Müller developed the idea for this story during a study stay in Mexico, where she became acquainted with the death cult of the Día de Muertos. “The inclusion of death into the everyday life of people, the capacity for intense joy and melancholy, have always fascinated me”, she says. Out of this fascination arose initially not a children’s book but scholarly work. In an Andean village in Bolivia, Müller pursued the subject and wrote a PhD dissertation on it. It was only later that she developed the character of Felipa. “With this book, I would like to give families in Germany the opportunity to talk about death and bereavement, through the help of the distance provided by the setting in the foreign country of Bolivia”, explains Müller. People in many Western countries, she thinks, have lost the rituals surrounding death. “I believe this sometimes makes a society really poor – and it can actually even make the individual ill.”

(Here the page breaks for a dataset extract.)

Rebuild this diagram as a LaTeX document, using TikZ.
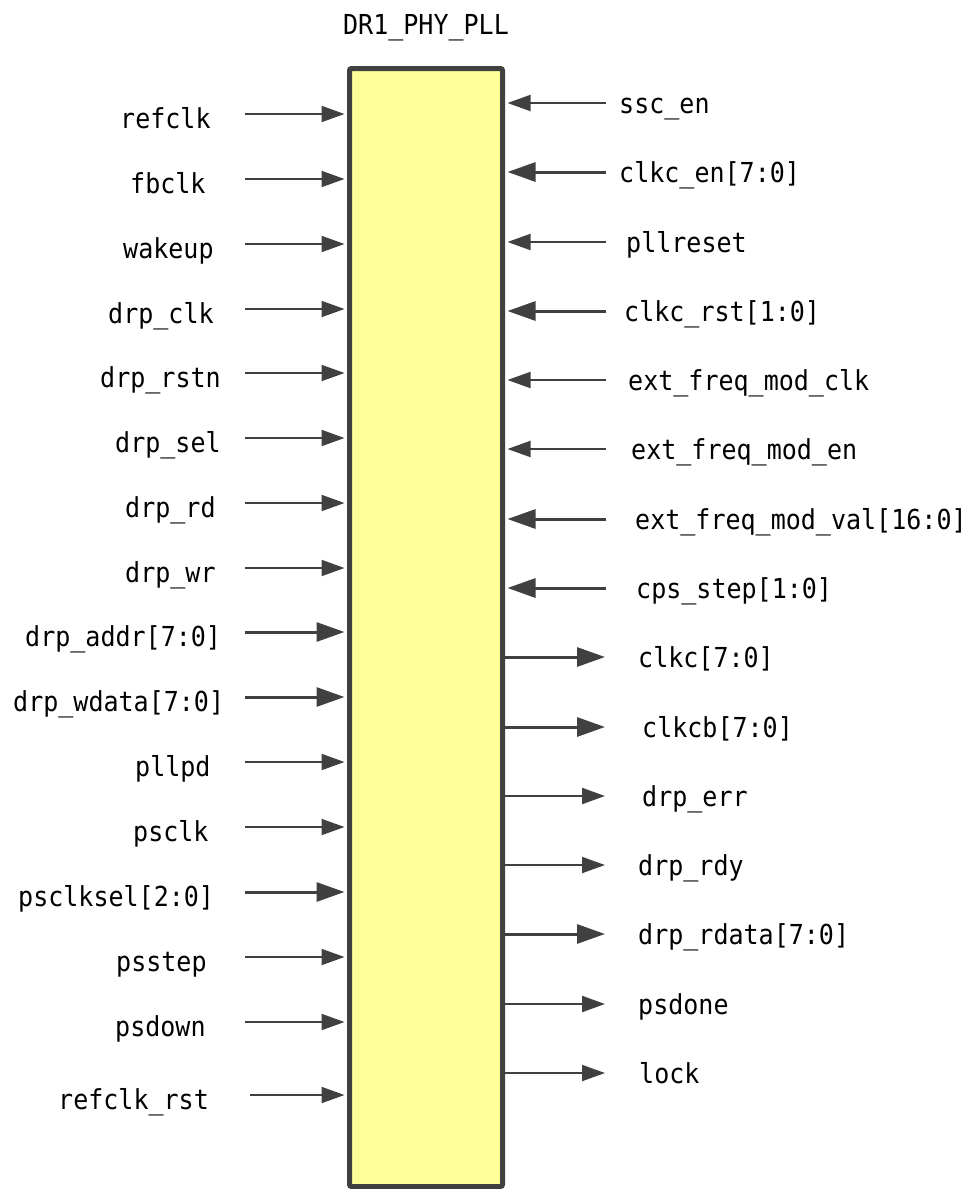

For children with handicaps

An inspiration for Müller’s work has been her son Willi, who was born with Down syndrome. He was the model for the picture book Planet Willi. In this book Müller’s style of illustration changes, with much sharper contours and many details. “This is because I designed the book for children who can’t speak well or not at all.” Pictures bear their own story, which can work without language. Müller also writes newspaper columns. Not always politically correct, but all the more honest for that, they are about the varied and crazy life of, in Müller’s own words, her “hyper-normal” family. Her latest book, Wo ein Willi ist, ist auch ein Weg (Where There’s a Willi, There’s a Way), is also about the question of how a working mother masters everyday life with a handicapped son and an inexhaustibly creative daughter. The answer is simple: amazingly well.